Guidés par ces éléments d’évaluation, il devient alors possible d’apprécier positivement ou négativement le fonctionnement d'un système place donné. Et cela peut concerner un élément particulier du système ou bien un enchainement de phénomènes observés se renforçant ou s’affaiblissant mutuellement. Dès lors, nous pouvons mettre en exergue les principaux atouts et faiblesses de chaque système place et, en se projetant vers le future, les principales opportunités et menaces en ce qui concerne la poursuite des quatre grands objectifs qui sont propres à toute place urbaine.

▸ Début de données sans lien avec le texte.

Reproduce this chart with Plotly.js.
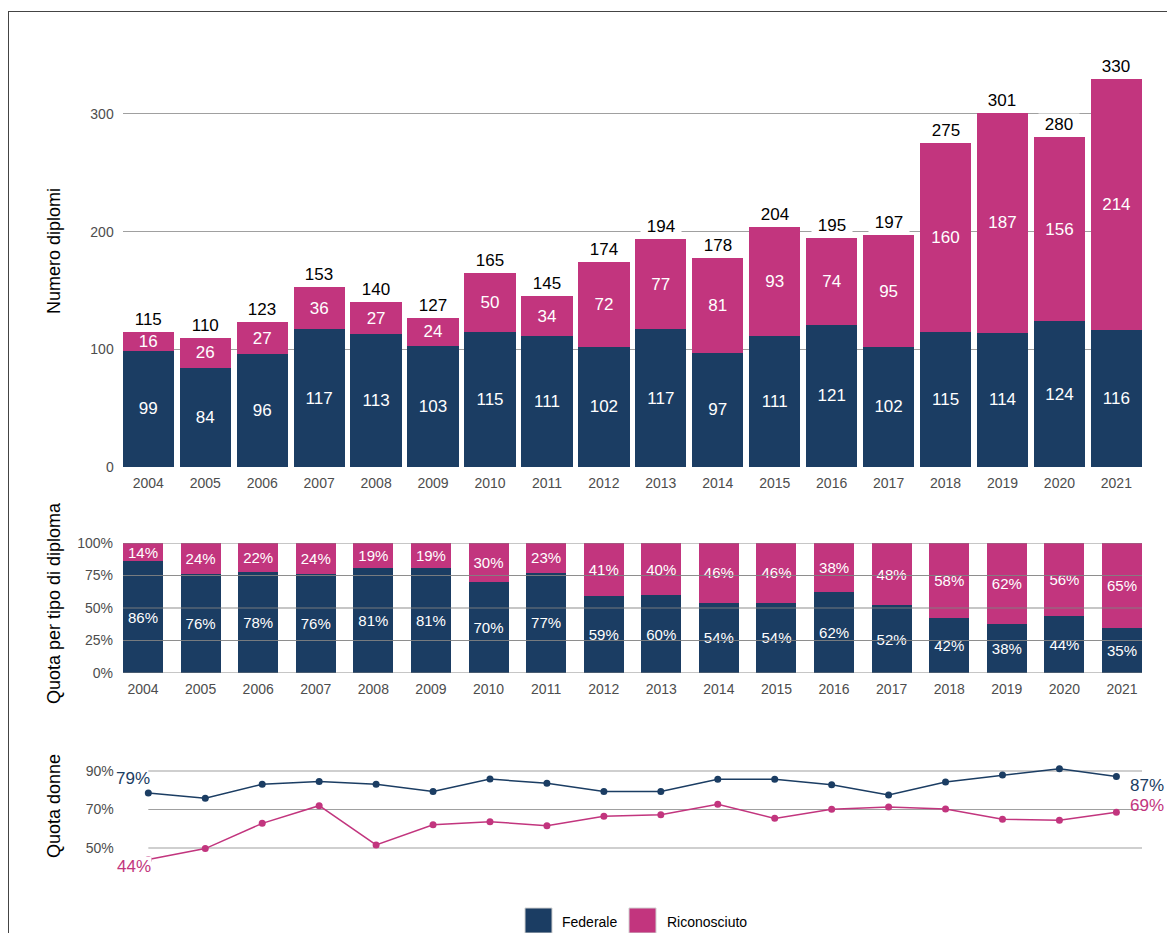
<!DOCTYPE html>
<html>
<head>
<meta charset="utf-8">
<script src="https://cdn.plot.ly/plotly-3.0.1.min.js"></script>
<style>
  html, body { margin: 0; padding: 0; background: #fff; }
  #chart { width: 1167px; height: 933px; }
</style>
</head>
<body>
<div id="chart"></div>
<script>
const years = [2004, 2005, 2006, 2007, 2008, 2009, 2010, 2011, 2012, 2013, 2014, 2015, 2016, 2017, 2018, 2019, 2020, 2021];
const federale = [99, 84, 96, 117, 113, 103, 115, 111, 102, 117, 97, 111, 121, 102, 115, 114, 124, 116];
const riconosciuto = [16, 26, 27, 36, 27, 24, 50, 34, 72, 77, 81, 93, 74, 95, 160, 187, 156, 214];
const totali = [115, 110, 123, 153, 140, 127, 165, 145, 174, 194, 178, 204, 195, 197, 275, 301, 280, 330];
const quotaFederale = [86, 76, 78, 76, 81, 81, 70, 77, 59, 60, 54, 54, 62, 52, 42, 38, 44, 35];
const quotaRiconosciuto = [14, 24, 22, 24, 19, 19, 30, 23, 41, 40, 46, 46, 38, 48, 58, 62, 56, 65];
const donneFederale = [78.6, 75.8, 83.1, 84.5, 83.1, 79.4, 85.8, 83.6, 79.4, 79.4, 85.7, 85.7, 82.9, 77.6, 84.3, 87.9, 91.2, 87.1];
const donneRiconosciuto = [44.0, 49.7, 62.8, 72.0, 51.6, 62.1, 63.7, 61.6, 66.5, 67.3, 72.7, 65.4, 70.1, 71.3, 70.3, 64.9, 64.4, 68.6];
const seriesNames = ['Federale', 'Riconosciuto'];
const yTitles = ['Numero diplomi', 'Quota per tipo di diploma', 'Quota donne'];
const ticksTop = [0, 100, 200, 300];
const ticksQuota = [0, 25, 50, 75, 100];
const ticksDonne = [50, 70, 90];

const BLUE = '#1b3d63';
const PINK = '#c2357e';
const FONT = 'Liberation Sans, Arial, sans-serif';
const W = 1167, H = 933;
const px = v => v / W;
const py = v => (H - v) / H;

const traces = [
  {
    type: 'bar', x: years, y: federale, name: seriesNames[0], xaxis: 'x', yaxis: 'y',
    width: 0.9, marker: { color: BLUE, line: { width: 0 } },
    text: federale.map(String), textposition: 'inside', insidetextanchor: 'middle',
    constraintext: 'none', textangle: 0,
    textfont: { color: '#ffffff', size: 17, family: FONT }, hoverinfo: 'skip'
  },
  {
    type: 'bar', x: years, y: riconosciuto, name: seriesNames[1], xaxis: 'x', yaxis: 'y',
    width: 0.9, marker: { color: PINK, line: { width: 0 } },
    text: riconosciuto.map(String), textposition: 'inside', insidetextanchor: 'middle',
    constraintext: 'none', textangle: 0,
    textfont: { color: '#ffffff', size: 17, family: FONT }, hoverinfo: 'skip'
  },
  {
    type: 'bar', x: years, y: quotaFederale, name: seriesNames[0], xaxis: 'x2', yaxis: 'y2',
    width: 0.695, marker: { color: BLUE, line: { width: 0 } },
    text: quotaFederale.map(v => v + '%'), textposition: 'inside', insidetextanchor: 'middle',
    constraintext: 'none', textangle: 0,
    textfont: { color: '#ffffff', size: 15, family: FONT }, hoverinfo: 'skip'
  },
  {
    type: 'bar', x: years, y: quotaRiconosciuto, name: seriesNames[1], xaxis: 'x2', yaxis: 'y2',
    width: 0.695, marker: { color: PINK, line: { width: 0 } },
    text: quotaRiconosciuto.map(v => v + '%'), textposition: 'inside', insidetextanchor: 'middle',
    constraintext: 'none', textangle: 0,
    textfont: { color: '#ffffff', size: 15, family: FONT }, hoverinfo: 'skip'
  },
  {
    type: 'scatter', mode: 'lines+markers', x: years, y: donneFederale, name: seriesNames[0],
    xaxis: 'x3', yaxis: 'y3', line: { color: BLUE, width: 1.5 },
    marker: { color: BLUE, size: 7 }, cliponaxis: false, hoverinfo: 'skip'
  },
  {
    type: 'scatter', mode: 'lines+markers', x: years, y: donneRiconosciuto, name: seriesNames[1],
    xaxis: 'x3', yaxis: 'y3', line: { color: PINK, width: 1.5 },
    marker: { color: PINK, size: 7 }, cliponaxis: false, hoverinfo: 'skip'
  }
];

const tickFont = { family: FONT, size: 14, color: '#4d4d4d' };
const xBase = {
  tickmode: 'array', tickvals: years, ticktext: years.map(String),
  showgrid: false, zeroline: false, showline: false, ticks: '',
  tickfont: tickFont, ticklabelstandoff: 6, fixedrange: true
};

const annotations = [];
years.forEach((yr, i) => {
  annotations.push({
    x: yr, y: totali[i], xref: 'x', yref: 'y',
    text: '\u00a0' + totali[i] + '\u00a0', showarrow: false,
    yanchor: 'bottom', xanchor: 'center', yshift: 1,
    bgcolor: '#ffffff', borderpad: 1,
    font: { family: FONT, size: 17, color: '#000000' }
  });
});
const n = years.length - 1;
annotations.push(
  { x: years[0], y: donneFederale[0], xref: 'x3', yref: 'y3', text: Math.round(donneFederale[0]) + '%',
    showarrow: false, xanchor: 'right', yanchor: 'middle', xshift: 4, yshift: 14,
    font: { family: FONT, size: 17, color: BLUE } },
  { x: years[0], y: donneRiconosciuto[0], xref: 'x3', yref: 'y3', text: Math.round(donneRiconosciuto[0]) + '%',
    showarrow: false, xanchor: 'right', yanchor: 'middle', xshift: 4, yshift: -7, bgcolor: '#ffffff', borderpad: 0,
    font: { family: FONT, size: 17, color: PINK } },
  { x: years[n], y: donneFederale[n], xref: 'x3', yref: 'y3', text: Math.round(donneFederale[n]) + '%',
    showarrow: false, xanchor: 'left', yanchor: 'middle', xshift: 12, yshift: -9,
    font: { family: FONT, size: 17, color: BLUE } },
  { x: years[n], y: donneRiconosciuto[n], xref: 'x3', yref: 'y3', text: Math.round(donneRiconosciuto[n]) + '%',
    showarrow: false, xanchor: 'left', yanchor: 'middle', xshift: 12, yshift: 7,
    font: { family: FONT, size: 17, color: PINK } }
);
[[yTitles[0], 251], [yTitles[1], 603], [yTitles[2], 806]].forEach(([t, yc]) => {
  annotations.push({
    xref: 'paper', yref: 'paper', x: px(54), y: py(yc), text: t, textangle: -90,
    showarrow: false, xanchor: 'center', yanchor: 'middle',
    font: { family: FONT, size: 18, color: '#000000' }
  });
});
annotations.push(
  { xref: 'paper', yref: 'paper', x: px(560), y: py(922), text: seriesNames[0], showarrow: false,
    xanchor: 'left', yanchor: 'middle', font: { family: FONT, size: 14, color: '#000000' } },
  { xref: 'paper', yref: 'paper', x: px(665), y: py(922), text: seriesNames[1], showarrow: false,
    xanchor: 'left', yanchor: 'middle', font: { family: FONT, size: 14, color: '#000000' } }
);

const shapes = [];
shapes.push(
  { type: 'line', xref: 'paper', yref: 'paper', x0: px(8), x1: 1, y0: py(11.5), y1: py(11.5), line: { color: '#444', width: 1 } },
  { type: 'line', xref: 'paper', yref: 'paper', x0: px(8.5), x1: px(8.5), y0: py(11.5), y1: 0, line: { color: '#444', width: 1 } }
);
ticksQuota.forEach(v => {
  shapes.push({ type: 'line', xref: 'x2 domain', yref: 'y2', x0: 0, x1: 1, y0: v, y1: v,
    layer: 'above', line: { color: 'rgba(130,130,130,0.9)', width: 1 } });
});
ticksDonne.forEach(v => {
  shapes.push({ type: 'line', xref: 'x3', yref: 'y3', x0: years[0], x1: years[n] + 0.5, y0: v, y1: v,
    layer: 'below', line: { color: '#a0a0a0', width: 1.2 } });
});
shapes.push(
  { type: 'rect', xref: 'paper', yref: 'paper', x0: px(525), x1: px(552), y0: 0, y1: py(908),
    fillcolor: BLUE, line: { color: '#d0d0d0', width: 1 } },
  { type: 'rect', xref: 'paper', yref: 'paper', x0: px(629), x1: px(656), y0: 0, y1: py(908),
    fillcolor: PINK, line: { color: '#d0d0d0', width: 1 } }
);

const layout = {
  width: W, height: H,
  margin: { l: 0, r: 0, t: 0, b: 0 },
  paper_bgcolor: '#ffffff', plot_bgcolor: '#ffffff',
  barmode: 'stack', showlegend: false,
  font: { family: FONT },
  xaxis: Object.assign({}, xBase, { domain: [px(122.7), px(1142)], range: [2003.55, 2021.45], anchor: 'y' }),
  yaxis: {
    domain: [py(467), py(61)], range: [0, 345],
    tickmode: 'array', tickvals: ticksTop, ticktext: ticksTop.map(String),
    showgrid: true, gridcolor: '#a0a0a0', gridwidth: 1, zeroline: false, showline: false, ticks: '',
    tickfont: tickFont, ticklabelstandoff: 8, anchor: 'x', fixedrange: true
  },
  xaxis2: Object.assign({}, xBase, { domain: [px(123), px(1142)], range: [2003.6525, 2021.3475], anchor: 'y2' }),
  yaxis2: {
    domain: [py(673), py(543)], range: [0, 100],
    tickmode: 'array', tickvals: ticksQuota, ticktext: ticksQuota.map(v => v + '%'),
    showgrid: false, zeroline: false, showline: false, ticks: '',
    tickfont: tickFont, ticklabelstandoff: 9, anchor: 'x2', fixedrange: true
  },
  xaxis3: {
    domain: [px(122.7), px(1142)], range: [2003.55, 2021.45], anchor: 'y3',
    showgrid: false, zeroline: false, showline: false, showticklabels: false, ticks: '', fixedrange: true
  },
  yaxis3: {
    domain: [py(871.1), py(761.4)], range: [38, 95],
    tickmode: 'array', tickvals: ticksDonne, ticktext: ticksDonne.map(v => v + '%'),
    showgrid: false, zeroline: false, showline: false, ticks: '',
    tickfont: tickFont, ticklabelstandoff: 8, anchor: 'x3', fixedrange: true
  },
  annotations: annotations,
  shapes: shapes
};

Plotly.newPlot('chart', traces, layout, { displayModeBar: false, staticPlot: true });
</script>
</body>
</html>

Un tableau récapitulatif peut résumer les points de force, les faiblesses, les opportunités et les menaces, ainsi que les suggestions et les erreurs à éviter pour la place étudié. Dans le diagnostic des places urbaines il sera opportun de structures ce tableau par les cinq grandes thématiques analysées (contexte historique, contexte urbain, composition urbaine, fonctions/usages/appropriations, perception).

 

   

Figure 6.4: Tableau du diagnostic

 

 

Les suggestions et les erreurs à éviter peuvent porter sur des éléments ayant une localisation précise au sein de la place, où peuvent constituer des indications stratégiques s’adressant à des sous-espaces plus ou moins bien délimités (l’ensemble du quartier autour de la place ou une partie de ceci, un bâtiment particulier autour de la place ou quelques bâtiments sans qu’il soit spécifié leur localisation précise, etc.). Dans la mesure du possible, ces préconisations trouveront une représentation spatiale dans la forme d’un croquis (cfr, section…) capable d’orienter le développement successif d’un plan d’aménagement de la place.